Fabrication of the granite pieces for Meijer Gardens included modern manufacturing techniques to achieve the project’s goals. Many of the panels for the Welcome Center were extremely large rectilinear pieces – measuring 2’8” by 9’4” to 10’10”. As a building material supplier with the capacity and ability to quarry and fabricate granite in the large-scale quantities required for the project, Coldspring expertly handled the large pieces moving through the plant.
Generally speaking, only certain stone manufacturing facilities are built to handle large piece sizes and can craft such dimensions to meet the designer’s vision. Natural stone fabrication is a highly evolved, technically advanced process to turn a rough slab into a finished product. The fabrication process involves meeting and/or completing the following:
- Thickness standards
- Slabbing operations
- Slab finishing methods
- Cut-to-size process
- CNC (Computer Numerically Controlled) production
- Inspection and shipping
The large pieces required special anchors and relief angles for installation, with type 31 anchors on the back. In addition, minimizing joints for the large piece sizes was a requirement in the stone detailing.

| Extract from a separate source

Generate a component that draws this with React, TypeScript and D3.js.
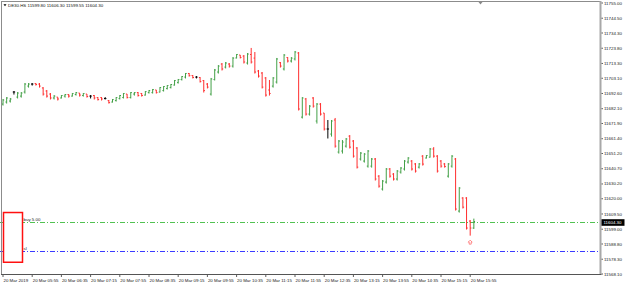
import * as d3 from "d3";

const symbol = "DE30.HS";

// OHLC, 5-minute bars from 20 Mar 2019 05:15
const opens = [
  11685.3, 11686.7, 11687.4, 11693.6, 11690.1, 11690.8, 11693.6, 11697.7, 11699.1, 11699.5,
  11699.1, 11696.4, 11694.3, 11692.2, 11689.5, 11690.1, 11689.5, 11690.8, 11691.9, 11690.8,
  11691.9, 11692.9, 11691.2, 11692.2, 11690.8, 11691.2, 11689.8, 11689.8, 11689.1, 11687.7,
  11686.7, 11687.7, 11689.1, 11689.8, 11692.2, 11689.8, 11692.2, 11693.2, 11692.6, 11691.5,
  11693.2, 11693.2, 11695.0, 11693.6, 11694.6, 11696.0, 11696.7, 11698.4, 11700.1, 11702.2,
  11703.9, 11706.4, 11705.0, 11703.9, 11703.6, 11701.5, 11699.1, 11692.2, 11702.2, 11707.4,
  11712.9, 11710.8, 11712.9, 11711.5, 11717.1, 11719.1, 11718.4, 11713.6, 11719.5, 11717.0,
  11708.1, 11706.7, 11703.3, 11695.0, 11697.7, 11700.5, 11713.9, 11709.5, 11717.4, 11715.0,
  11716.4, 11720.5, 11676.3, 11688.8, 11678.4, 11689.5, 11673.6, 11685.3, 11679.1, 11668.1,
  11664.6, 11674.3, 11652.2, 11652.9, 11656.3, 11663.2, 11659.8, 11655.0, 11647.4, 11646.0,
  11642.5, 11642.5, 11647.4, 11635.6, 11626.7, 11631.5, 11640.5, 11637.0, 11633.6, 11638.4,
  11640.5, 11645.3, 11646.0, 11644.0, 11641.8, 11649.4, 11648.1, 11648.7, 11654.3, 11649.4,
  11646.0, 11644.0, 11635.6, 11642.5, 11647.4, 11611.5, 11620.5, 11620.5, 11604.6, 11599.8,
];
const highs = [
  11688.8, 11690.1, 11689.5, 11694.3, 11693.6, 11693.6, 11699.8, 11699.8, 11699.8, 11699.8,
  11699.8, 11697.0, 11695.0, 11692.9, 11691.5, 11690.1, 11691.5, 11692.2, 11692.2, 11692.9,
  11693.6, 11692.9, 11692.9, 11692.2, 11691.5, 11691.5, 11690.1, 11690.1, 11690.1, 11688.1,
  11688.8, 11690.1, 11691.5, 11692.9, 11692.2, 11693.6, 11693.6, 11693.6, 11692.9, 11694.3,
  11695.0, 11695.7, 11695.0, 11697.0, 11697.7, 11698.4, 11699.1, 11701.9, 11702.6, 11704.6,
  11706.7, 11706.7, 11705.3, 11704.6, 11703.9, 11701.9, 11699.8, 11703.3, 11709.5, 11712.2,
  11713.6, 11714.3, 11713.6, 11717.7, 11719.8, 11719.1, 11719.1, 11720.5, 11724.0, 11721.2,
  11708.8, 11707.4, 11703.9, 11701.9, 11703.9, 11717.1, 11714.3, 11719.8, 11717.7, 11717.7,
  11721.9, 11721.2, 11690.1, 11689.5, 11684.6, 11690.1, 11686.0, 11686.0, 11679.1, 11674.3,
  11674.3, 11675.7, 11660.5, 11660.5, 11661.9, 11663.9, 11660.5, 11655.6, 11652.2, 11651.5,
  11653.6, 11648.1, 11648.1, 11636.3, 11632.9, 11641.2, 11641.2, 11637.7, 11639.8, 11641.8,
  11646.7, 11648.7, 11646.7, 11644.6, 11644.6, 11650.1, 11650.1, 11655.0, 11655.6, 11650.1,
  11646.7, 11644.6, 11644.6, 11650.1, 11648.1, 11628.0, 11621.1, 11621.1, 11605.3, 11606.3,
];
const lows = [
  11684.6, 11686.0, 11686.7, 11692.2, 11689.5, 11690.1, 11692.9, 11697.0, 11698.4, 11698.4,
  11697.0, 11691.5, 11690.1, 11688.8, 11688.8, 11688.1, 11689.5, 11690.1, 11690.1, 11690.8,
  11691.5, 11690.8, 11690.8, 11690.1, 11689.5, 11688.8, 11688.1, 11688.1, 11688.8, 11686.0,
  11686.7, 11687.4, 11688.8, 11689.5, 11689.5, 11689.5, 11691.5, 11690.8, 11690.8, 11691.5,
  11692.9, 11692.9, 11692.9, 11693.6, 11694.3, 11695.7, 11696.4, 11698.4, 11699.8, 11701.9,
  11703.3, 11704.6, 11703.3, 11703.3, 11700.5, 11693.6, 11696.4, 11691.5, 11701.9, 11706.7,
  11708.8, 11710.2, 11710.8, 11710.8, 11717.1, 11717.1, 11713.6, 11712.9, 11713.6, 11706.7,
  11703.9, 11696.4, 11690.8, 11691.5, 11697.0, 11699.8, 11710.8, 11708.8, 11714.3, 11714.3,
  11715.7, 11681.2, 11675.7, 11677.7, 11677.7, 11683.2, 11672.2, 11677.7, 11667.4, 11661.9,
  11663.2, 11655.6, 11651.5, 11651.5, 11655.6, 11655.0, 11648.7, 11641.2, 11646.7, 11645.3,
  11641.8, 11641.8, 11632.9, 11628.0, 11626.0, 11630.8, 11634.9, 11632.9, 11632.9, 11637.7,
  11639.8, 11644.6, 11639.8, 11638.4, 11641.2, 11643.2, 11648.1, 11648.7, 11648.7, 11638.4,
  11641.8, 11641.8, 11634.9, 11641.8, 11612.2, 11610.8, 11613.6, 11599.1, 11594.9, 11599.55,
];
const closes = [
  11688.1, 11689.5, 11688.8, 11693.6, 11692.9, 11692.9, 11699.1, 11699.1, 11699.1, 11698.8,
  11697.7, 11692.2, 11690.8, 11689.5, 11690.8, 11688.8, 11691.2, 11691.9, 11690.8, 11692.6,
  11693.2, 11691.5, 11692.6, 11690.5, 11690.8, 11689.5, 11688.4, 11688.8, 11689.1, 11686.3,
  11688.4, 11689.8, 11691.2, 11692.6, 11689.8, 11693.2, 11693.2, 11691.2, 11691.2, 11693.9,
  11694.6, 11695.3, 11693.2, 11696.7, 11697.4, 11698.1, 11698.8, 11701.5, 11702.2, 11704.3,
  11706.4, 11704.9, 11703.6, 11703.9, 11700.8, 11694.6, 11697.0, 11702.6, 11708.8, 11711.5,
  11709.5, 11713.6, 11711.5, 11717.0, 11719.5, 11717.4, 11714.3, 11719.8, 11714.3, 11707.4,
  11704.6, 11697.0, 11691.5, 11692.6, 11703.3, 11716.4, 11711.5, 11719.1, 11715.0, 11717.0,
  11721.2, 11681.9, 11689.5, 11678.4, 11683.9, 11683.9, 11685.3, 11678.4, 11668.1, 11668.1,
  11673.6, 11656.3, 11659.8, 11659.1, 11661.2, 11655.6, 11649.4, 11641.8, 11651.5, 11650.8,
  11652.9, 11647.4, 11633.6, 11628.7, 11632.2, 11640.5, 11635.6, 11633.6, 11639.1, 11641.2,
  11646.0, 11648.1, 11640.5, 11639.1, 11644.0, 11643.9, 11649.8, 11654.3, 11649.4, 11639.1,
  11642.5, 11642.2, 11644.0, 11649.4, 11612.9, 11627.4, 11614.2, 11599.8, 11599.8, 11604.3,
];

const timeTicks = [
  "05:15", "05:55", "06:35", "07:15", "07:55", "08:35", "09:15", "09:55", "10:35",
  "11:15", "11:55", "12:35", "13:15", "13:55", "14:35", "15:15", "15:55",
];
const priceTicks = [
  11755.0, 11744.5, 11734.3, 11723.8, 11713.3, 11703.1, 11692.6, 11682.1, 11671.9, 11661.4,
  11651.2, 11640.7, 11630.2, 11620.0, 11609.5, 11599.0, 11588.8, 11578.3, 11568.1,
];

const orderPrice = 11604.3;
const orderLabel = "buy 5.00";
const stopLoss = 11584.0;
const stopLabel = "sl";

const W = 625;
const H = 286;
const plotRight = 600;
const plotBottom = 274;
const font = "'Liberation Sans', Arial, sans-serif";
const fs = 4.4;
const UP = "#43a047";
const DOWN = "#ff2e2e";

export default function App() {
  const parse = d3.timeParse("%Y-%m-%d %H:%M");
  const t0 = parse("2019-03-20 05:15")!;
  const times = closes.map((_, i) => d3.timeMinute.offset(t0, 5 * i));

  const x = d3
    .scaleTime()
    .domain([times[0], times[times.length - 1]])
    .range([3, 473.85]);
  const y = d3.scaleLinear().domain([11568.1, 11755]).range([plotBottom, 3]);

  const fmt = d3.format(".2f");
  const tickX = (s: string) => x(parse("2019-03-20 " + s)!);
  const snap = (v: number) => Math.round(v) + 0.5;

  const yOrder = snap(y(orderPrice));
  const ySl = snap(y(stopLoss));

  return (
    <svg
      width={W}
      height={H}
      style={{ position: "absolute", left: 0, top: 0, background: "#fff" }}
      fontFamily={font}
    >
      <rect width={W} height={H} fill="#fff" />

      {/* order / stop lines */}
      <line x1={0} x2={plotRight} y1={yOrder} y2={yOrder}
        stroke="#52c152" strokeWidth={1} strokeDasharray="5,2,1,2" />
      <line x1={0} x2={plotRight} y1={ySl} y2={ySl}
        stroke="#3b3bff" strokeWidth={1} strokeDasharray="5,2,1,2" />
      <text x={23.5} y={yOrder - 1.5} fontSize={fs} fill="#222">{orderLabel}</text>
      <text x={23.5} y={ySl - 1.5} fontSize={fs} fill="#222">{stopLabel}</text>

      {/* bars */}
      {closes.map((c, i) => {
        const o = opens[i];
        const cx = x(times[i]);
        const col = c > o ? UP : c < o ? DOWN : "#000";
        return (
          <g key={i} stroke={col} strokeWidth={1}>
            <line x1={cx} x2={cx} y1={y(highs[i])} y2={y(lows[i]) + 0.5} />
            <line x1={cx - 1.2} x2={cx} y1={y(o)} y2={y(o)} />
            <line x1={cx} x2={cx + 1.2} y1={y(c)} y2={y(c)} />
          </g>
        );
      })}

      {/* buy arrow */}
      {(() => {
        const ax = x(times[128]);
        const ay = y(lows[128]) + 5;
        return (
          <path
            d={`M${ax},${ay} l2,2 h-1 v2 h-2 v-2 h-1 z`}
            fill="#fff"
            stroke="#ff5a5a"
            strokeWidth={0.7}
          />
        );
      })()}

      {/* annotation box */}
      <rect x={x(times[0]) + 0.5} y={y(11610.5)} width={19} height={y(11576.2) - y(11610.5)}
        fill="#fff" stroke="#ff1010" strokeWidth={1.5} />

      {/* frame */}
      <line x1={1.5} x2={1.5} y1={1} y2={plotBottom} stroke="#8c8c8c" />
      <line x1={1} x2={plotRight + 1} y1={1.5} y2={1.5} stroke="#8c8c8c" />
      <line x1={plotRight + 0.5} x2={plotRight + 0.5} y1={1} y2={plotBottom}
        stroke="#a8a8a8" strokeWidth={2} />
      <line x1={1} x2={plotRight + 1.5} y1={plotBottom + 0.5} y2={plotBottom + 0.5} stroke="#555" />
      <path d={`M478.5,2 h4 l-2,2.5 z`} fill="#888" />

      {/* price axis */}
      {priceTicks.map((p) => (
        <g key={p}>
          <line x1={plotRight + 1.5} x2={plotRight + 3} y1={y(p)} y2={y(p)} stroke="#333" strokeWidth={0.8} />
          <text x={604} y={y(p)} dy="0.35em" fontSize={fs} fill="#1a1a1a">
            {fmt(p)}
          </text>
        </g>
      ))}
      <rect x={601.5} y={yOrder - 3.3} width={23} height={6.6} fill="#000" />
      <text x={603.5} y={yOrder} dy="0.35em" fontSize={fs} fill="#fff">
        {fmt(orderPrice)}
      </text>

      {/* time axis */}
      {timeTicks.map((s, i) => {
        const tx = tickX(s);
        return (
          <g key={s}>
            <line x1={tx} x2={tx} y1={plotBottom + 1} y2={plotBottom + 3} stroke="#333" strokeWidth={0.8} />
            <text x={tx + 0.5} y={plotBottom + 7.5} fontSize={fs} fill="#1a1a1a">
              {i === 0 ? "20 Mar 2019" : "20 Mar " + s}
            </text>
          </g>
        );
      })}

      {/* title */}
      <path d="M3.5,4.2 h3 l-1.5,2 z" fill="#000" />
      <text x={8} y={7.3} fontSize={fs} fill="#111">
        {`${symbol} ${fmt(opens[129])} ${fmt(highs[129])} ${fmt(lows[129])} ${fmt(closes[129])}`}
      </text>
    </svg>
  );
}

An exceptionally skilled installation contractor, JK Masonry of Grand Rapids, Mich., handled the unique requirements and large, heavy 2-inch-thick piece sizes.
“For the 70-foot-tall walls of the Welcome Center, our team used a series of wall cranes mounted to the wall and bolted on with trolleys,” says Corey Knauf of JK Masonry. “Every elevation had its own set of challenges. To set the granite along the roof, we followed Coldspring’s advice on using clamps to set the stone.”
The stone supplier’s collaboration at every phase of the project — from the onset with the design team to the installation and completion – was vital to its success. Granite provided a beautiful material to ground and defined the landscape at Meijer Gardens. When the architect fell in love with a particular stone, the challenging work began among the team to meet the project’s high expectations.
Meijer Gardens hosts 750,000 visitors each year by the stunning new Welcome Center. The Amphitheater is a distinguished venue for entertainment events throughout the year, with brilliant acoustics and tiered lawn seating for 1,900 guests. These most recent upgrades have turned Meijer Gardens into a top cultural destination in the Midwest. They have given it a reputation internationally for the quality of its art and gardens. Meijer Gardens continues serving an expanding audience with the vision of connecting the community, land, and the arts.